Like @oscarbenjamin noted, this fails in the contravariant case, i.e. when __new__ returns an instance of its supertype.

But when __new__ is annotated to return something else entirely, mypy will simply ignore it, even if annotated explicitly:

class Other:
    def __new__(cls, arg: T, /) -> T:  # error: "__new__" must return a class instance (got "T")  [misc]
        return arg

assert_type(Other(42), 'int')  # error: Expression is of type "Other", not "int"  [assert-type]

For details, see https://mypy-play.net/?mypy=latest&python=3.12&flags=strict&gist=336602d390b5e6566e9fca93d7fa48a6

Viicos commented 5 months ago

The PR fixing this can be found here: https://github.com/python/mypy/pull/16020

jorenham commented 2 months ago

@Viicos #16020 does not fix this issue. In the PR description it explicit states:

We avoid fixing https://github.com/python/mypy/issues/15182 for now.

jorenham commented 2 months ago

The official typing specs now include a section on the __new__ method:

For most classes, the return type for the __new__ method is typically Self, but other types are also allowed. For example, the __new__ method may return an instance of a subclass or an instance of some completely unrelated class.

So this confirms that this is, in fact, a bug (and IMO a rather big one).

oscarbenjamin commented 2 months ago

The relevant parts of the code have not changed since I linked them above. Within mypy __new__ is treated as an alternate version of __init__. There is no analysis of the sequence I described above (which matches the updated typing spec):

Having seen the code it is not surprising that other examples don't work as well (gh-14122):

class A:
    pass

class Meta(type):
    def __call__(self, *args, **kwargs) -> A:
        return A()

class B(metaclass=Meta):
    pass

print(type(B())) # A
reveal_type(B()) # B
Viicos commented 2 months ago

@Viicos #16020 does not fix this issue. In the PR description it explicit states:

We avoid fixing #15182 for now.

Looking at the (updated) test cases, feels like it does? In particular:

https://github.com/python/mypy/blob/cdccffa7c009988a3f1677328965fa35e066889b/test-data/unit/check-classes.test#L6925-L6931

While a type ignore comment is needed, int is not a subclass of A and it type checks as expected.

jorenham commented 2 months ago

@Viicos Ah good, that's better than nothing I guess. But it still doesn't constitute a full fix, because that error is a false negative. I also wonder if it'll still "work" when __new__ is overloadaed.

oscarbenjamin commented 2 months ago

16020 does not fix this issue.

Looking at the (updated) test cases, feels like it does?

Maybe in some cases but likely not others. As noted in the comments the code uses a "hack" to make this work for some cases.
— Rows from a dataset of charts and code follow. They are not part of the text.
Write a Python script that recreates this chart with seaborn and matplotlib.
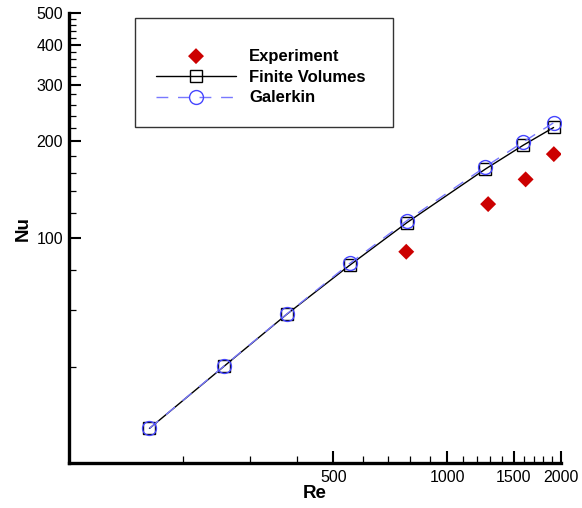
import numpy as np
import pandas as pd
import seaborn as sns
import matplotlib
matplotlib.use("Agg")
import matplotlib.pyplot as plt
from matplotlib.patches import Rectangle
from matplotlib.ticker import FixedLocator, NullFormatter, FixedFormatter

# ---- data ----
re_sim = [163, 257, 377, 553, 782, 1264, 1594, 1915]
nu_fv = [25.7, 40.1, 58.2, 82.6, 111.8, 164.2, 194.9, 221.0]
nu_gal = [25.7, 40.2, 58.3, 83.6, 113.4, 166.9, 199.5, 228.6]
re_exp = [780, 1285, 1615, 1918]
nu_exp = [90.9, 127.8, 152.5, 182.7]

x_major = [500, 1000, 1500, 2000]
x_labels = ["500", "1000", "1500", "2000"]
x_minor = [200, 300, 400, 600, 700, 800, 900, 1100, 1200, 1300, 1400,
           1600, 1700, 1800, 1900]
y_major = [100, 200, 300, 400, 500]
y_labels = ["100", "200", "300", "400", "500"]
y_minor = [40, 60, 80, 120, 140, 160, 180, 220, 240, 260, 280,
           320, 340, 360, 380, 420, 440, 460, 480]

sns.set_theme(style="white")
plt.rcParams["font.family"] = ["Liberation Sans", "DejaVu Sans"]
plt.rcParams["text.color"] = "black"

fig = plt.figure(figsize=(5.82, 5.08), dpi=100)
ax = fig.add_axes([0.1191, 0.0876, 0.9634 - 0.1191, 0.9738 - 0.0876])

df_fv = pd.DataFrame({"Re": re_sim, "Nu": nu_fv})
df_gal = pd.DataFrame({"Re": re_sim, "Nu": nu_gal})
df_exp = pd.DataFrame({"Re": re_exp, "Nu": nu_exp})

sns.scatterplot(data=df_exp, x="Re", y="Nu", ax=ax, marker="D", s=66,
                color="#cc0000", edgecolor="none", label="Experiment", zorder=3)
sns.lineplot(data=df_fv, x="Re", y="Nu", ax=ax, color="black", lw=1.0,
             marker="s", markersize=8.5, markerfacecolor="none",
             markeredgecolor="black", markeredgewidth=1.0,
             label="Finite Volumes", zorder=4)
sns.lineplot(data=df_gal, x="Re", y="Nu", ax=ax, color="#7878ff", lw=1.0,
             linestyle=(0, (8.5, 7)), marker="o", markersize=10,
             markerfacecolor="none", markeredgecolor="#4646ff",
             markeredgewidth=1.0, label="Galerkin", zorder=5)

ax.set_xscale("log")
ax.set_yscale("log")
ax.set_xlim(100, 2000)
ax.set_ylim(20, 500)

ax.xaxis.set_major_locator(FixedLocator(x_major))
ax.xaxis.set_major_formatter(FixedFormatter(x_labels))
ax.xaxis.set_minor_locator(FixedLocator(x_minor))
ax.xaxis.set_minor_formatter(NullFormatter())
ax.yaxis.set_major_locator(FixedLocator(y_major))
ax.yaxis.set_major_formatter(FixedFormatter(y_labels))
ax.yaxis.set_minor_locator(FixedLocator(y_minor))
ax.yaxis.set_minor_formatter(NullFormatter())

for s in ["top", "right"]:
    ax.spines[s].set_visible(False)
for s in ["left", "bottom"]:
    ax.spines[s].set_linewidth(2.4)
    ax.spines[s].set_color("black")

ax.tick_params(which="major", direction="in", length=8.3, width=1.5,
               color="black", labelsize=11.5, pad=4.5, labelcolor="black")
ax.tick_params(which="minor", direction="in", length=4.7, width=0.9,
               color="black")
ax.tick_params(axis="x", which="both", bottom=True)
ax.tick_params(axis="y", which="both", left=True)

ax.set_xlabel("Re", fontsize=13.5, fontweight="bold", color="black")
ax.set_ylabel("Nu", fontsize=13.5, fontweight="bold", color="black")
ax.xaxis.set_label_coords(0.5, -0.048)
ax.yaxis.set_label_coords(-0.076, 0.521)

handles, labels = ax.get_legend_handles_labels()
order = ["Experiment", "Finite Volumes", "Galerkin"]
hmap = dict(zip(labels, handles))
leg = ax.legend([hmap[k] for k in order], order, frameon=False,
                loc="upper left", bbox_to_anchor=(156 / 582, 1 - 48.5 / 508),
                bbox_transform=fig.transFigure, borderpad=0, borderaxespad=0,
                handlelength=4.8, handletextpad=0.78, labelspacing=0.36,
                prop={"weight": "bold", "size": 12}, labelcolor="black")

fig.patches.append(Rectangle((135 / 582, 1 - 127 / 508), 258 / 582, 109 / 508,
                             transform=fig.transFigure, fill=False,
                             edgecolor="#333333", lw=1.0))

fig.savefig("out.png", dpi=100)
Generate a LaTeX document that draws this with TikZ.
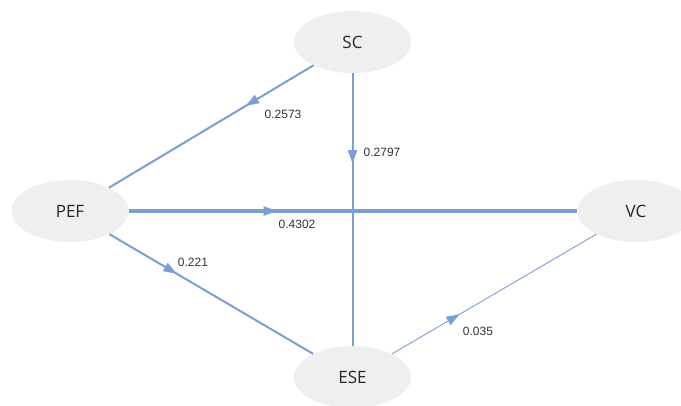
\documentclass[tikz,border=0pt]{standalone}
\usepackage{fontspec}
\setmainfont{Open Sans}
\newfontfamily\coeffamily{Liberation Sans}
\usetikzlibrary{shapes.geometric,decorations.markings,arrows.meta}

\definecolor{edgeblue}{HTML}{7B9FD4}
\definecolor{nodegray}{HTML}{EFEFEF}
\definecolor{coefgray}{HTML}{333333}

\tikzset{
  construct/.style={ellipse, fill=nodegray, draw=none, minimum width=117pt,
    minimum height=62pt, inner sep=0pt, font=\fontsize{17}{17}\selectfont, text=black!85},
  pathline/.style={draw=edgeblue, line width=#1, postaction={decorate},
    decoration={markings, mark=at position 0.33 with
      {\arrow[edgeblue, line width=0.1pt]{Triangle[length=13pt,width=9.5pt]}}}},
  coef/.style={font=\coeffamily\fontsize{12}{12}\selectfont, text=coefgray, inner sep=0pt}
}

\begin{document}
\begin{tikzpicture}[x=1pt,y=-1pt]
  \fill[white] (0,0) rectangle (681,405);
  \useasboundingbox (0,0) rectangle (681,405);
  \clip (0,0) rectangle (681,405);

  % constructs
  \node[construct] (SC)  at (352.5,42)  {SC};
  \node[construct] (PEF) at (70,211)    {PEF};
  \node[construct] (VC)  at (636,211)   {VC};
  \node[construct] (ESE) at (352.5,377) {ESE};

  % structural paths
  \draw[pathline=2pt]   (SC)  -- (PEF);
  \draw[pathline=2pt]   (SC)  -- (ESE);
  \draw[pathline=4pt]   (PEF) -- (VC);
  \draw[pathline=2pt]   (PEF) -- (ESE);
  \draw[pathline=0.9pt] (ESE) -- (VC);

  % path coefficients
  \node[coef] (c1) at (283,114) {0.2573};
  \node[coef] (c2) at (382,152) {0.2797};
  \node[coef] (c3) at (297,224) {0.4302};
  \node[coef] (c4) at (193,262) {0.221};
  \node[coef] (c5) at (478,331) {0.035};
\end{tikzpicture}
\end{document}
It begins by checking is_new which I believe is already incorrect because __new__ and __init__ are searched in a "combined MRO" as noted above.

I would expect that it still fails for other cases like this:

from __future__ import annotations

class A:
    def __new__(cls) -> A:
        return super().__new__(cls)

class B(A):
    def __new__(cls) -> A:
        return super().__new__(cls)

class C(B):
    def __init__(self): # possibly use self:C here.
        pass

# C.__init__ is earlier in the "combined MRO" than B.__new__

reveal_type(B()) # should be A
reveal_type(C()) # should also be A

I think the overall logic in type_object_type and other places needs a rethink from first principles to be able to handle all cases. The presence of the is_new variable implies a confusion that __new__ and __init__ are somehow interchangeable so anything derived from it is likely incorrect for some cases.